COS 6-6
Negotiating Indigenous knowledge and science: A case study of co-management and eco-cultural restoration with the Karuk Tribe in the Klamath Basin, California
Indigenous communities are increasingly engaging in environmental management decisions, with the potential to shift our understandings of complex socio-ecological systems. Yet for communities like the Karuk Tribe, located in the Klamath Basin of Northern California, forest management decisions are caught up in a longstanding dispute over Indigenous land rights and extractive resource management policies. This study examines an attempt to resolve such conflicts through a collaborative management arrangement between the Karuk Tribe and the U.S. Forest Service, which attempts to implement Karuk eco-cultural management strategies on federal forest lands.
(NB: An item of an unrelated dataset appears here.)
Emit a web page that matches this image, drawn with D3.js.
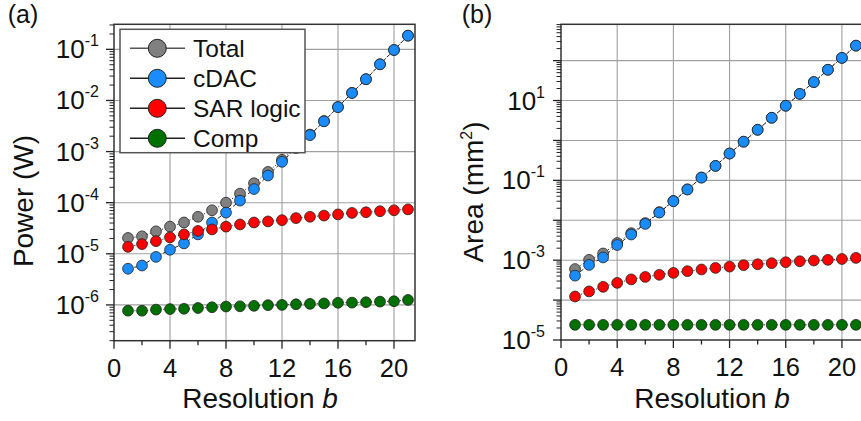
<!DOCTYPE html>
<html><head><meta charset="utf-8">
<script src="https://cdn.jsdelivr.net/npm/d3@7"></script>
<style>
html,body{margin:0;padding:0;background:#fff;overflow:hidden}
svg{display:block;font-family:"Liberation Sans",Arial,sans-serif}
</style></head>
<body><svg id="c" width="861" height="421"></svg>
<script>
const bits = d3.range(1, 22);
const seriesNames = ["Total", "cDAC", "SAR logic", "Comp"];
const seriesColors = ["#808080", "#1a8cff", "#ff0000", "#007000"];
const xTickValues = [0, 4, 8, 12, 16, 20];
const yExpA = [-1, -2, -3, -4, -5, -6];
const yExpB = [1, -1, -3, -5];

const powerTotal = [2.04e-5,2.2e-5,2.75e-5,3.4e-5,4.1e-5,5.3e-5,7.1e-5,1.0e-4,1.5e-4,2.4e-4,4.0e-4,6.9e-4,1.22e-3,2.15e-3,3.96e-3,7.46e-3,1.41e-2,2.61e-2,5.11e-2,9.71e-2,0.185];
const powerCDAC = [5.1e-6,5.9e-6,8.7e-6,1.2e-5,1.6e-5,2.4e-5,4.1e-5,6.4e-5,1.1e-4,1.85e-4,3.4e-4,6.3e-4,1.17e-3,2.1e-3,3.9e-3,7.4e-3,1.4e-2,2.6e-2,5.1e-2,9.7e-2,0.185];
const powerSAR = [1.37e-5,1.55e-5,1.77e-5,2.1e-5,2.4e-5,2.8e-5,3.0e-5,3.4e-5,3.75e-5,4.1e-5,4.3e-5,4.55e-5,5.0e-5,5.3e-5,5.6e-5,5.9e-5,6.3e-5,6.5e-5,6.8e-5,7.1e-5,7.4e-5];
const powerComp = [7.7e-7,7.7e-7,8.1e-7,8.3e-7,8.4e-7,8.7e-7,9.0e-7,9.3e-7,9.4e-7,9.6e-7,9.9e-7,1.0e-6,1.03e-6,1.05e-6,1.07e-6,1.1e-6,1.11e-6,1.13e-6,1.16e-6,1.18e-6,1.25e-6];

const areaTotal = [6.0e-4,1.02e-3,1.47e-3,2.7e-3,4.75e-3,8.5e-3,1.6e-2,3.05e-2,5.95e-2,0.118,0.231,0.47,0.93,1.85,3.7,7.4,14.7,29,59,117,237];
const areaCDAC = [4.1e-4,7.6e-4,1.17e-3,2.4e-3,4.4e-3,8.1e-3,1.56e-2,3.0e-2,5.9e-2,0.117,0.23,0.47,0.93,1.85,3.7,7.4,14.7,29,59,117,237];
const areaSAR = [1.23e-4,1.65e-4,2.15e-4,2.7e-4,3.3e-4,3.8e-4,4.3e-4,4.8e-4,5.3e-4,5.85e-4,6.4e-4,6.9e-4,7.5e-4,7.9e-4,8.4e-4,8.9e-4,9.4e-4,9.8e-4,1.02e-3,1.07e-3,1.14e-3];
const areaComp = [2.4e-5,2.4e-5,2.4e-5,2.4e-5,2.4e-5,2.4e-5,2.4e-5,2.4e-5,2.4e-5,2.4e-5,2.4e-5,2.4e-5,2.4e-5,2.4e-5,2.4e-5,2.4e-5,2.4e-5,2.4e-5,2.4e-5,2.4e-5,2.4e-5];

const svg = d3.select("#c");

function panel(cfg) {
  const g = svg.append("g");
  const x = d3.scaleLinear().domain([0, 21.5]).range([cfg.left, cfg.right]);
  const y = d3.scaleLog().domain(cfg.ydom).range([cfg.bottom, cfg.top]);
  const [lo, hi] = cfg.ydom;
  const e0 = Math.floor(Math.log10(lo)), e1 = Math.ceil(Math.log10(hi));
  const majors = [], minors = [];
  for (let e = e0; e <= e1; e++) {
    for (let m = 1; m <= 9; m++) {
      const v = m * Math.pow(10, e);
      if (v < lo * 0.999 || v > hi * 1.001) continue;
      (m === 1 ? majors : minors).push(v);
    }
  }
  const gridX = xTickValues.filter(d => d > 0);
  g.selectAll(".gx").data(gridX).join("line")
    .attr("x1", d => x(d)).attr("x2", d => x(d))
    .attr("y1", cfg.top).attr("y2", cfg.bottom)
    .attr("stroke", "#a0a0a0").attr("stroke-width", 1.1);
  g.selectAll(".gy").data(majors.filter(v => y(v) < cfg.bottom - 1)).join("line")
    .attr("x1", cfg.left).attr("x2", cfg.right)
    .attr("y1", d => y(d)).attr("y2", d => y(d))
    .attr("stroke", "#a0a0a0").attr("stroke-width", 1.1);

  const line = d3.line().x((d, i) => x(bits[i])).y(d => y(d));
  const dashes = ["1.2,2", "4,2.5", "1.2,2", "1.2,2"];
  cfg.series.forEach((s, k) => {
    g.append("path").datum(s).attr("d", line).attr("fill", "none")
      .attr("stroke", k === 1 ? "#222" : "#333").attr("stroke-width", 1)
      .attr("stroke-dasharray", dashes[k]);
  });
  cfg.series.forEach((s, k) => {
    g.selectAll(".p" + k).data(s).join("circle")
      .attr("cx", (d, i) => x(bits[i])).attr("cy", d => y(d)).attr("r", 5.4)
      .attr("fill", seriesColors[k]).attr("stroke", "#222").attr("stroke-width", 0.8);
  });

  g.append("rect").attr("x", cfg.left).attr("y", cfg.top)
    .attr("width", cfg.right - cfg.left).attr("height", cfg.bottom - cfg.top)
    .attr("fill", "none").attr("stroke", "#333").attr("stroke-width", 1.5);

  const xt = d3.range(0, 22, 2);
  g.selectAll(".xt").data(xt).join("line")
    .attr("x1", d => x(d)).attr("x2", d => x(d))
    .attr("y1", cfg.bottom).attr("y2", d => cfg.bottom + (d % 4 === 0 ? 8 : 4.5))
    .attr("stroke", "#222").attr("stroke-width", 1.3);
  g.selectAll(".xl").data(xTickValues).join("text")
    .attr("x", d => x(d)).attr("y", cfg.bottom + 36)
    .attr("text-anchor", "middle").attr("font-size", 25.5).attr("fill", "#111")
    .text(d => d);

  g.selectAll(".ym").data(majors).join("line")
    .attr("x1", cfg.left - 8).attr("x2", cfg.left)
    .attr("y1", d => y(d)).attr("y2", d => y(d))
    .attr("stroke", "#222").attr("stroke-width", 1.3);
  g.selectAll(".yn").data(minors).join("line")
    .attr("x1", cfg.left - 4.5).attr("x2", cfg.left)
    .attr("y1", d => y(d)).attr("y2", d => y(d))
    .attr("stroke", "#222").attr("stroke-width", 1);
  const yl = g.selectAll(".yl").data(cfg.labels).join("text")
    .attr("x", cfg.left - cfg.labelGap).attr("y", d => y(Math.pow(10, d)) + 9)
    .attr("text-anchor", "end").attr("font-size", 26).attr("fill", "#111");
  yl.append("tspan").text("10");
  yl.append("tspan").attr("dy", -12).attr("font-size", 16).text(d => d);

  const xtitle = g.append("text").attr("x", cfg.xtitleX).attr("y", 408)
    .attr("text-anchor", "middle").attr("font-size", 28).attr("fill", "#111");
  xtitle.append("tspan").text("Resolution ");
  xtitle.append("tspan").attr("font-style", "italic").text("b");

  const yt = g.append("text")
    .attr("transform", `translate(${cfg.ytitleX},${cfg.ytitleY}) rotate(-90)`)
    .attr("text-anchor", "middle").attr("font-size", 28).attr("fill", "#111");
  cfg.ytitle(yt);

  svg.append("text").attr("x", cfg.tagX).attr("y", 23).attr("text-anchor", "middle")
    .attr("font-size", 25).attr("fill", "#111").text(cfg.tag);
  return {g, x, y};
}

const A = panel({
  left: 114, right: 415, top: 24.3, bottom: 340.7,
  ydom: [Math.pow(10, -6.7), Math.pow(10, -0.51)],
  series: [powerTotal, powerCDAC, powerSAR, powerComp],
  labels: yExpA, labelGap: 15,
  xtitleX: 260, ytitleX: 33, ytitleY: 201,
  ytitle: t => t.text("Power (W)"),
  tag: "(a)", tagX: 23
});

const B = panel({
  left: 561, right: 863, top: 24.3, bottom: 340,
  ydom: [1e-5, Math.pow(10, 2.91)],
  series: [areaTotal, areaCDAC, areaSAR, areaComp],
  labels: yExpB, labelGap: 16,
  xtitleX: 712, ytitleX: 483, ytitleY: 192,
  ytitle: t => { t.append("tspan").text("Area (mm");
                 t.append("tspan").attr("dy", -11).attr("font-size", 16).text("2");
                 t.append("tspan").attr("dy", 11).text(")"); },
  tag: "(b)", tagX: 477
});

const lg = svg.append("g");
lg.append("rect").attr("x", 120).attr("y", 29.3).attr("width", 185).attr("height", 123.4)
  .attr("fill", "#fff").attr("stroke", "#555").attr("stroke-width", 1.5);
const rowY = d3.scaleLinear().domain([0, 3]).range([48.3, 138.3]);
seriesNames.forEach((name, k) => {
  const yy = rowY(k);
  lg.append("line").attr("x1", 130).attr("x2", 185).attr("y1", yy).attr("y2", yy)
    .attr("stroke", k === 0 ? "#555" : "#222").attr("stroke-width", 1.5);
  lg.append("circle").attr("cx", 157.3).attr("cy", yy).attr("r", 9)
    .attr("fill", seriesColors[k]).attr("stroke", "#222").attr("stroke-width", 1);
  lg.append("text").attr("x", 193).attr("y", yy + 8.5).attr("font-size", 24.5)
    .attr("fill", "#111").text(name);
});
</script></body></html>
The study asks how the Karuk Tribe is linking Traditional Ecological Knowledge (TEK) and scientific ecological knowledge (see Kimmerer 2000) to achieve its desired ecological and political outcomes. It also asks whether such co-management initiatives with tribes have contributed to broader changes in Klamath Basin forest governance. Research methods included interviews of key actors, participant observation, and document analysis.
Results/Conclusions
Results demonstrate that the specific co-management initiative studied did not result in a lasting collaborative management institution; however, it did facilitate a careful analysis of the linkages between Karuk TEK and Western scientific knowledge with lasting repercussions. This work outlines several examples of how Karuk understandings of eco-cultural restoration are now being recognized within local and regional natural resource management networks. These include local fire safe councils, and regional fire policy groups. The research also identifies some of the institutional barriers that prevented full collaboration between the Karuk Tribe and forest service in this case. Findings contribute to a broader debate around appropriate linkages between Western science and Indigenous knowledge systems, and acknowledge that contestations over expertise unfold within a specific sociopolitical context. The study finds that current conflicts over forest management are embedded in a long history of colonial in the Klamath region. Therefore, broader restorative justice approaches that may be needed in order to address resource management conflicts between tribes and state agencies.